Twenty-three-year-old Vonekham Guthrie graduates this spring from the School of General Studies with a degree in English literature and writing. It is an achievement she never thought she would accomplish just five years ago.

At the time, Guthrie was a new mom. Having a baby had made her give up on her plans to go to college. But staying home with her little girl, Destiny, also gave her plenty of time to think—and to write.

"I'd always wanted to write a novel based on my family's experience coming to Long Island from Laos," she said. And there was certainly enough to write about.

Vonekham was 3 when she and her mother and two sisters arrived in the United States from Laos, having made their way through a refugee camp in Thailand first. They thought her father, a high-ranking Laotian soldier, had died during the Communist takeover of Laos. But in fact he had fled to France, before he could even get word to his family.

A friend saw him in France and contacted Vonekham's mother, who was working and living with her girls at the Pius X convent in Plainview, Long Island. In 1987, Guthrie's family was able to bring her father over from France, though Guthrie's mother had to struggle to find documents to prove to U.S. immigration authorities that he was indeed her husband. The story was reported on the front page of Newsday in February of 1987.

Vonekahm did well throughout high school, but in her senior year, she became pregnant. She thought that was the end of her college hopes.

"A lot of people put labels on young girls and I kind of believed it for a short time," she said. "But then I realized I needed to get up and do something with my life."

She enrolled in Nassau Community College, where she graduated 16 months later with a 3.75 GPA; she became a member of Phi Theta Kappa. All this, while working in banks and restaurants and writing her novel.

She was all ready to go on to State University of New York at Stonybrook, when she received a letter inviting her to apply to the School of General Studies, which had learned of her from her induction into Phi Beta Kappa. She decided to apply, she says, "just to see if I could get in."

Not only did she get in, but she was the first recipient of the Program for Academic Leadership and Service (PALS) scholarship. PALS targets students who are the first in their families to attend college, and who are members of traditionally underrepresented minorities.

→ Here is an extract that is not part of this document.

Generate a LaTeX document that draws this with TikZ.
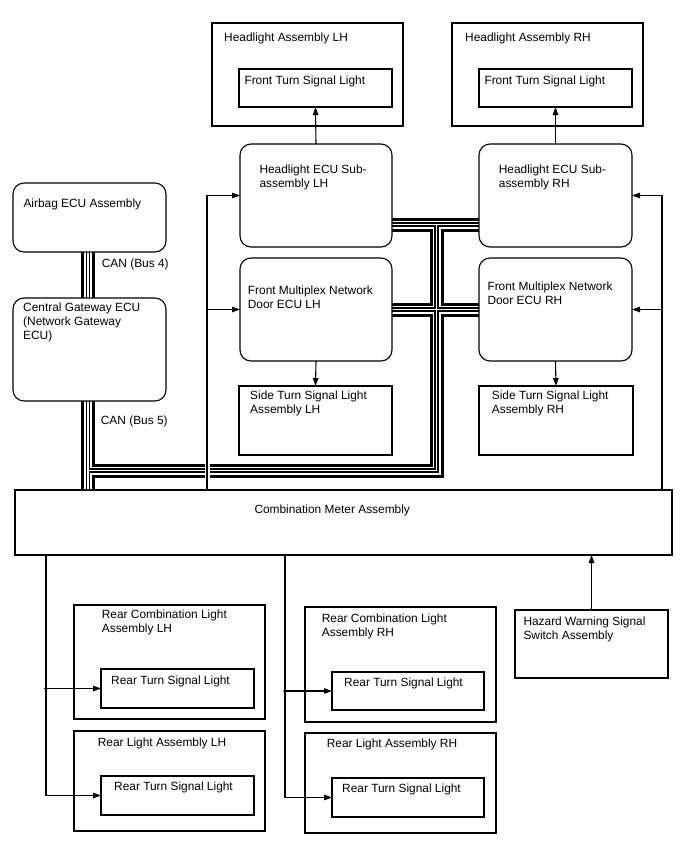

Throughout her years at GS, Vonekham has been a motivational speaker, visiting the Long Island public high schools and telling students they can achieve their goals with hard work. She has also worked part-time in GS' admissions office and worked with Barnard's Liberty Partnerships program, tutoring and counseling middle- and high-school students from the community. She'll continue her work there following graduation, running her own seminar next week called Dream Building 2001.

Vonekham is graduating with a degree in English literature and writing. She's married, with another child—three-year-old André. She plans to travel to Laos this fall to finish research on her novel. She's had her poetry published in anthologies and hopes to teach.

"The initial transition to GS was difficult," Vonekham says, "but I met amazing students, professors and administrators."